Eberhard Wolff:               [00:47:31.18] So I could do a pull request on the Visual F# compiler?

Phillip Carter:                    [00:47:36.01] Absolutely. There’s nothing stopping you from doing that. In fact, if you were to go there right now, you’ll probably find — I don’t remember what the number was, but there’s pages of pull requests right now, and they’re all under review. Sometimes they’re under review for a long time, because the change is a really challenging one, and it requires months of feedback to get it right, but you could absolutely do it right now.

We merge a couple of them every single day, and any new stuff that we do with the tooling on Microsoft’s side, we just create as pull requests too, and the community members go in there and engage.

Sometimes they notice things that we did wrong and they say, “Why is it this way?” and we say, “Oh, yeah… Well, we didn’t really think of that.” It’s a really cool relationship that we have there.

Eberhard Wolff:               [00:48:18.09] That’s definitely the power of open source. What is the open source license that you’re using for Visual F#?

Phillip Carter:                    [00:48:27.06] Apache license. It’s Apache version 2.

Eberhard Wolff:               [00:48:30.12] Okay, so it’s one of those liberal, [unintelligible 00:48:31.19] licenses.

Phillip Carter:                    [00:48:36.29] Yes. You can take this language off of GitHub, and you can do anything you want. You could fork it, you could make your own version of F# that is totally different, no problem there. So long as you just attribute as acquired, then it’s all good to go. In fact, some people even do that. They have their own forks of F#, where they might have a particular feature that they like, and they use that. You can do effectively what you want here.

Eberhard Wolff:               [00:49:00.26] What would be the easiest way to get started with F# development?

Phillip Carter:                    [00:49:05.29] The easiest way to get started with F# is to go to There are a lot of resources there; there is a little Learn tab there, so you can learn about the language F#, various resources for learning. There are a lot of blogs, a lot of guides, various places with documentation – there’s our Microsoft Visual F# documentation… All of this is listed on this website here, with all the different ways that you can learn it.

[00:49:29.14] Then there are ways that you can try it out, like the Try F# Interactive Environment in your browser, and there’s of course Visual Studio. If you download Visual Studio and under Additional Components you select Visual F#, you can get F# in your development environment and then you can just start hacking on the language.

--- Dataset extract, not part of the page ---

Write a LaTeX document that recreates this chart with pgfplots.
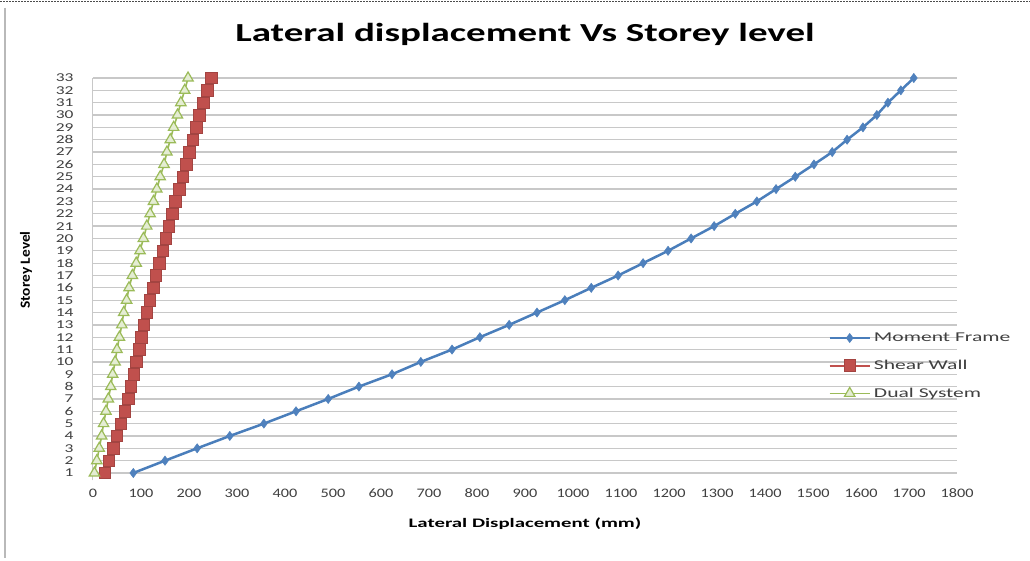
\documentclass[border=0pt]{standalone}
\usepackage{fontspec}
\usepackage{pgfplots}
\pgfplotsset{compat=1.18}
\setmainfont{Carlito}
\newfontfamily\titlefont[FakeStretch=1.5]{Carlito}
\newfontfamily\tickfont[FakeStretch=1.25]{Carlito}
\newfontfamily\ytickfont[FakeStretch=1.45]{Carlito}
\newfontfamily\labfont[FakeStretch=1.6]{Carlito}
\newfontfamily\ylabfont[FakeStretch=1.1]{Carlito}
\newfontfamily\legfont[FakeStretch=1.6]{Carlito}
\definecolor{mfblue}{HTML}{4F81BD}
\definecolor{mfline}{HTML}{4A7EBB}
\definecolor{swred}{HTML}{C0504D}
\definecolor{dsgreen}{HTML}{9BBB59}
\definecolor{dsfill}{HTML}{E4EDD3}
\definecolor{gridc}{HTML}{C8C8C8}

\pgfplotstableread{
level mf sw ds
1 84 25 3
2 150 33 8
3 217 42 13
4 285 50 18
5 356 58 22
6 423 66 27
7 490 73 32
8 554 79 37
9 623 85 41
10 683 90 46
11 748 96 50
12 806 101 55
13 867 106 60
14 925 112 64
15 983 118 70
16 1038 125 75
17 1094 131 82
18 1146 138 90
19 1198 145 98
20 1246 152 105
21 1294 158 112
22 1338 165 119
23 1383 172 126
24 1423 180 133
25 1463 187 140
26 1502 194 148
27 1540 201 154
28 1571 208 161
29 1604 215 168
30 1633 222 176
31 1656 230 183
32 1683 238 191
33 1710 247 198
}\datatable

\begin{document}
\begin{tikzpicture}
\path[use as bounding box] (0,0) rectangle (1030pt,-561pt);
\fill[white] (0,0) rectangle (1030pt,-561pt);
\draw[dash pattern=on 2pt off 1pt, line width=1pt, black!70] (0,-1.5pt) -- (1030pt,-1.5pt);
\draw[gray!55, line width=2.5pt] (5pt,-8pt) -- (5pt,-558pt);
\begin{axis}[
  at={(93pt,-480.4pt)}, anchor=south west,
  scale only axis, width=864pt, height=402.4pt,
  xmin=0, xmax=1800, ymin=0.4, ymax=33,
  xtick={0,100,...,1800}, ytick={1,...,33},
  axis lines*=left,
  x axis line style={draw=none},
  y axis line style={gridc, line width=1pt},
  major tick length=0pt,
  ymajorgrids,
  major grid style={gridc, line width=1.3pt},
  /pgf/number format/assume math mode=true,
  /pgf/number format/1000 sep={},
  xticklabel style={font=\tickfont\fontsize{13}{13}\selectfont\color{black!75}, yshift=-5pt},
  yticklabel style={font=\ytickfont\fontsize{12}{12}\selectfont\color{black!75}, xshift=-16pt},
  xlabel={Lateral Displacement (mm)},
  xlabel style={font=\labfont\bfseries\fontsize{13}{13}\selectfont, at={(axis description cs:0.5,0)}, anchor=center, yshift=-43pt},
  ylabel={Storey Level},
  ylabel style={font=\ylabfont\bfseries\fontsize{14}{14}\selectfont, at={(axis description cs:-0.0775,0.523)}, anchor=center},
  title={Lateral displacement Vs Storey level},
  title style={font=\titlefont\bfseries\fontsize{26}{26}\selectfont, at={(axis description cs:0.5,1)}, anchor=center, yshift=38pt},
  legend style={at={(axis description cs:0.851,0.372)}, anchor=north west, draw=none, fill=none,
    font=\legfont\fontsize{13.5}{13.5}\selectfont\color{black!75}, row sep=13pt, inner sep=0pt,
    /tikz/every odd column/.style={column sep=1pt}},
  legend cell align=left,
  legend image code/.code={\draw[mark repeat=2,mark phase=2] plot coordinates {(0pt,0pt) (20pt,0pt) (40pt,0pt)};},
  clip=false,
]
\addplot[color=mfline, line width=2.5pt, mark=diamond*, mark size=4.6pt, mark options={fill=mfblue, draw=mfblue, line width=0.5pt}] table[x=mf, y=level] {\datatable};
\addlegendentry{Moment Frame}
\addplot[color=swred, line width=2pt, mark=square*, mark size=5.8pt, mark options={fill=swred, draw=swred!85!black, line width=0.6pt}] table[x=sw, y=level] {\datatable};
\addlegendentry{Shear Wall}
\addplot[color=dsgreen, line width=1.6pt, mark=triangle*, mark size=6pt, mark options={fill=dsfill, draw=dsgreen, line width=1.2pt}] table[x=ds, y=level] {\datatable};
\addlegendentry{Dual System}
\end{axis}
\end{tikzpicture}
\end{document}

[00:49:47.14] There are a number of books as well, such as “F# for C# developers”, “Real-World Functional Programming”, “Functional Programming Using F#.” A number of these are available on Amazon, and all of this stuff is listed on the website. If you were to go to the website, you would probably get all of the information that you would need to get going with using F# today.

Eberhard Wolff:               [00:50:11.09] Any other things that you want to mention, any questions that I didn’t ask you?

Phillip Carter:                    [00:50:18.07] I would just encourage people, especially if you’ve never looked at functional programming before – maybe you’ve heard about it, maybe you haven’t – and you said, “I wonder what that is…?”, dip your toes into functional programming a little bit. Try F#, try Scala, Haskell, OCaml. Try all these different languages. If anything, it can help you become a better programmer, because it will get you to think about things in a little different way.

[00:50:44.03] I encourage people to get started with functional programming. If F# is the language that you choose to learn functional programming, then I’ll be even happier.

Eberhard Wolff:               [00:50:55.28] I totally agree. It’s really important to learn functional programming. Not just because it’s a hype right now, but just to become a better programmer [unintelligible 00:51:03.11].

Thanks a lot. Thanks a lot for taking the time and being on the show. Have a lot of success with F#!

Phillip Carter:                    [00:51:14.19] Thank you so much for having me. This is splendid!